Szenen, die oft zu schnell beschrieben werden, sind in vielen Fällen Szenen, in denen etwas sehr lange Andauerndes passiert, was auch wichtig für die Geschichte ist und von dem der Autor nicht weiß, wie er es beschreiben soll. Ein relativ häufiges Beispiel sind lange Reisen, zum Beispiel per Pferd. Nehmen wir an, der Autor will die Charaktere am Ende eines Kapitels aufbrechen lassen, und beginnt das nächste mit den Worten:
"Sie waren drei Wochen unterwegs gewesen, und nun waren sie da."
Das fühlt sich dann einfach nicht so an, als wären innerhalb der Geschichte auch drei Wochen vergangen. Aber was soll man schreiben, wenn in der Zeit nichts Wichtiges für die Handlung passiert, worüber man schreiben könnte?

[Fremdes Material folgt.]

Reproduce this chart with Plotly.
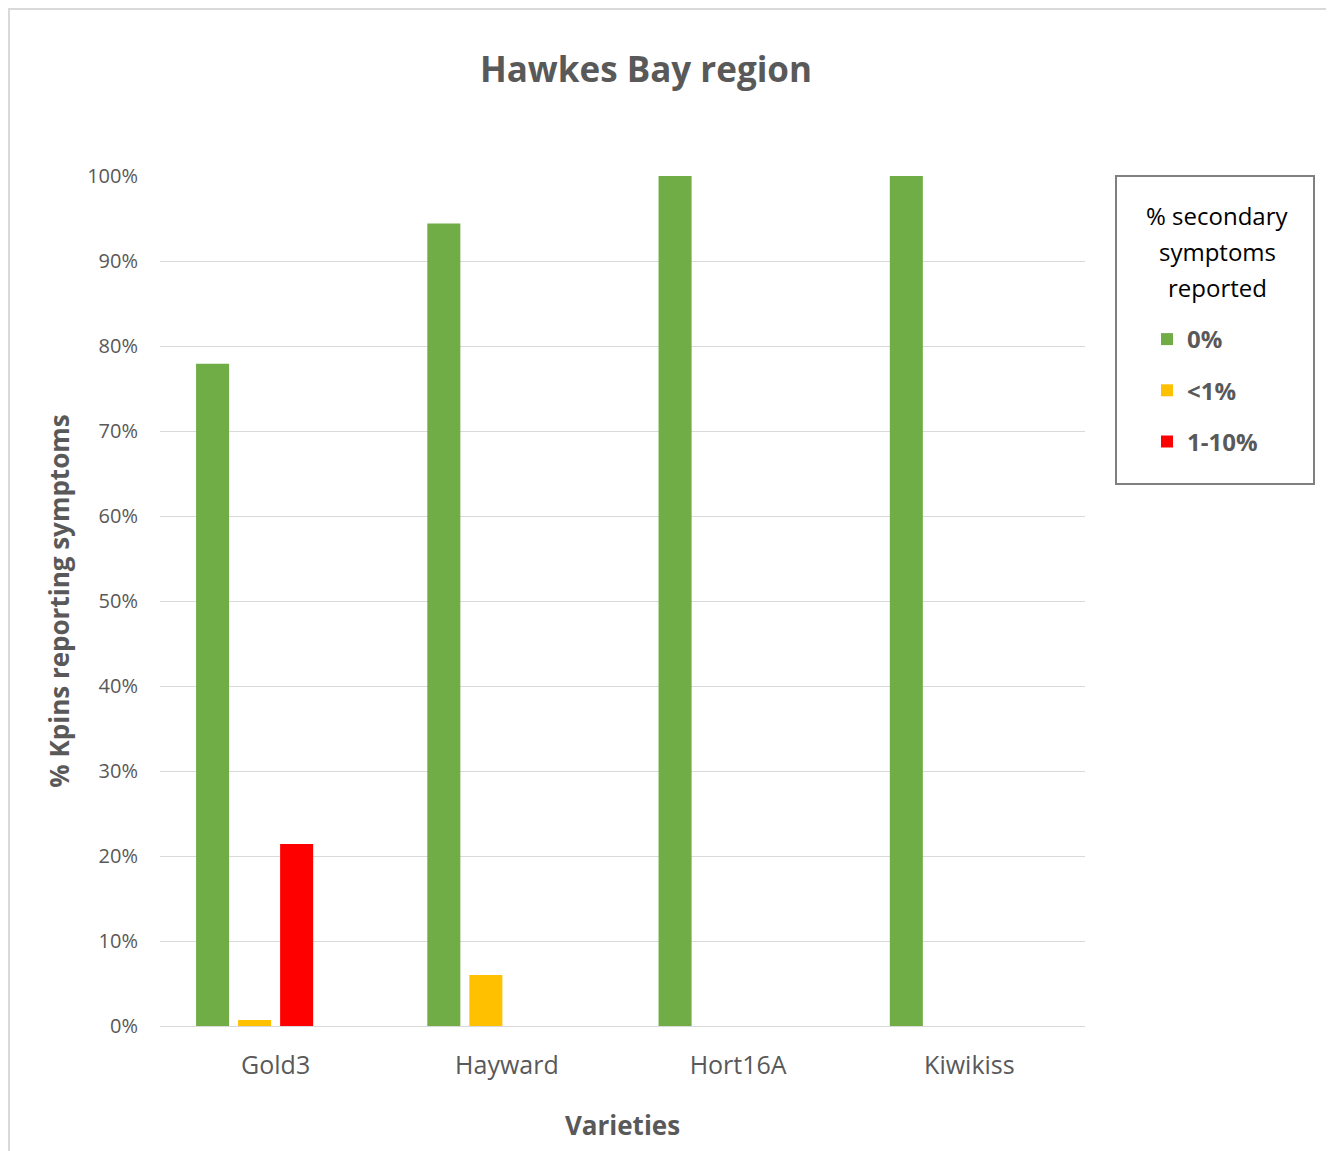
import plotly.graph_objects as go

categories = ["Gold3", "Hayward", "Hort16A", "Kiwikiss"]
series_names = ["0%", "<1%", "1-10%", ">10%"]
values_0 = [77.9, 94.4, 100.0, 100.0]
values_lt1 = [0.7, 6.0, None, None]
values_1_10 = [21.4, None, None, None]
values_gt10 = [None, None, None, None]
colors = ["#70AD47", "#FFC000", "#FF0000", "#A5A5A5"]
y_ticks = [0, 10, 20, 30, 40, 50, 60, 70, 80, 90, 100]
legend_title_lines = ["% secondary", "symptoms", "reported"]

FONT = "Open Sans"
GRAY = "#595959"
OFF = 8  # page body margin

fig = go.Figure()
all_vals = [values_0, values_lt1, values_1_10, values_gt10]
for i, (name, vals) in enumerate(zip(series_names, all_vals)):
    fig.add_trace(go.Bar(
        x=categories, y=vals, name=name,
        marker=dict(color=colors[i], line=dict(width=0)),
        legendgroup=name, showlegend=(i < 3),
    ))

W, H = 1334 - OFF, 1151 - OFF
L, R, T, B = 160 - OFF, 249, 176 - OFF, 125
pw, ph = W - L - R, H - T - B

def px_x(x):
    return (x - OFF - L) / pw

def px_y(y):
    return (H - B - (y - OFF)) / ph

annotations = []
for k, line in enumerate(legend_title_lines):
    annotations.append(dict(
        text=line, x=px_x(1217), y=px_y(215 + 36 * k), xref="paper", yref="paper",
        xanchor="center", yanchor="middle", showarrow=False,
        font=dict(family=FONT, size=24, color="black"),
    ))

fig.update_layout(
    width=W, height=H,
    margin=dict(l=L, r=R, t=T, b=B, autoexpand=False),
    paper_bgcolor="white", plot_bgcolor="white",
    barmode="group", bargap=0.273, bargroupgap=0.214,
    title=dict(text="<b>Hawkes Bay region</b>", x=px_x(646), xref="paper", xanchor="center",
               y=1 - (70 - OFF) / H, yanchor="middle",
               font=dict(family=FONT, size=35, color=GRAY)),
    font=dict(family=FONT, color=GRAY),
    xaxis=dict(
        title=dict(text="<b>Varieties</b>", font=dict(size=26, color=GRAY), standoff=36),
        tickfont=dict(size=25, color=GRAY),
        showline=True, linecolor="#D9D9D9", linewidth=1,
        ticks="", showgrid=False, ticklabelstandoff=17,
    ),
    yaxis=dict(
        title=dict(text="<b>% Kpins reporting symptoms</b>", font=dict(size=26, color=GRAY), standoff=10),
        range=[0, 100], tickvals=y_ticks, ticktext=[f"{v}%" for v in y_ticks],
        tickfont=dict(size=20, color=GRAY),
        showgrid=True, gridcolor="#D9D9D9", gridwidth=1,
        zeroline=False, ticks="", ticklabelstandoff=21,
    ),
    legend=dict(
        x=px_x(1147), y=px_y(317), xanchor="left", yanchor="top",
        xref="paper", yref="paper",
        bgcolor="rgba(0,0,0,0)", borderwidth=0,
        font=dict(family=FONT, size=24, color=GRAY, weight="bold"),
        tracegroupgap=17, itemwidth=30,
    ),
    annotations=annotations,
    shapes=[
        dict(type="rect", xref="paper", yref="paper",
             x0=px_x(1116), x1=px_x(1314), y0=px_y(484), y1=px_y(176),
             line=dict(color="#808080", width=2), fillcolor="rgba(0,0,0,0)", layer="above"),
        dict(type="rect", xref="paper", yref="paper",
             x0=px_x(OFF + 1), x1=px_x(1331), y0=px_y(1160), y1=px_y(OFF + 1),
             line=dict(color="#D9D9D9", width=2), fillcolor="rgba(0,0,0,0)", layer="below"),
    ],
)

fig.write_html("out.html")
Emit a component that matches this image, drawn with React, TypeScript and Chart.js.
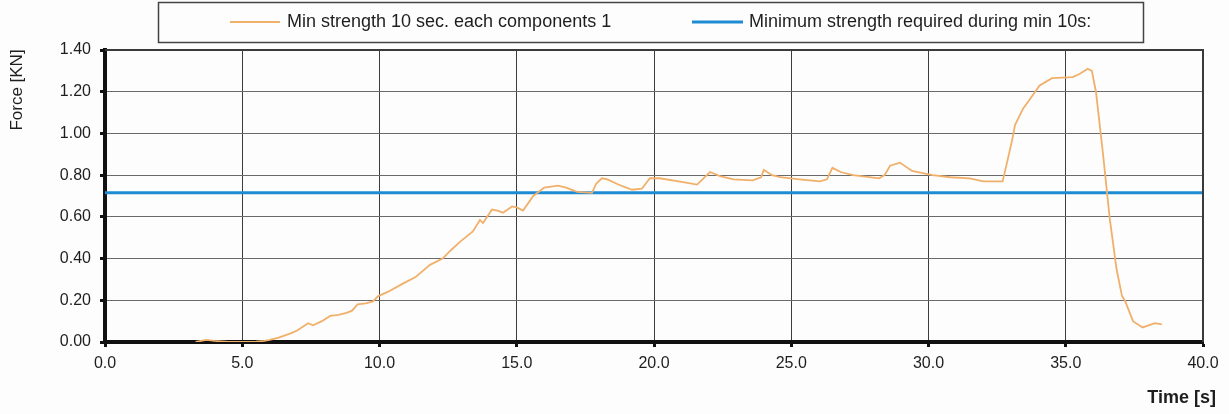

Neben den Teilen der Handlung, über die man immer dann schreiben muss, wenn sie passieren, gibt es Sachen, die der Autor einer Geschichte in der Geschichte passend legen kann. Ein paar Dialoge, die wichtig für die Charakterentwicklung sind oder dem Leser bedeutende Informationen mitteilen. Umgebungsbeschreibungen. Ereignisse, die innerhalb der Geschichte verschoben werden können, ohne dass es die Handlung zerstört. Alle diese Sachen sollten dem Leser gezeigt werden, während innerhalb der Geschichte die Zeit verstreicht.
Wie so viele schriftstellerische Ratschläge sind auch diese Hinweise nur zur Orientierung gedacht. Bewusst eingesetzt, kann auch eine davon abweichende Geschichte gut erzählt werden.
Aber immer beachtet werden sollte das Grundprinzip der Relevanz. Schreibt, was für die Geschichte von Bedeutung ist. Nimmt etwas Nebensächliches zu viel Raum in eurer Geschichte ein, solltet ihr es überspringen oder, wenn es dennoch für das Verständnis wichtig ist, zusammenfassen. Habt ihr hingegen das Gefühl, einem Ereignis nicht genügend Bedeutung geben zu können, wenn es gerade passiert, dann gebt ihm indirekt mehr Aufmerksamkeit, indem ihr Charaktere darüber reden und nachdenken lasst.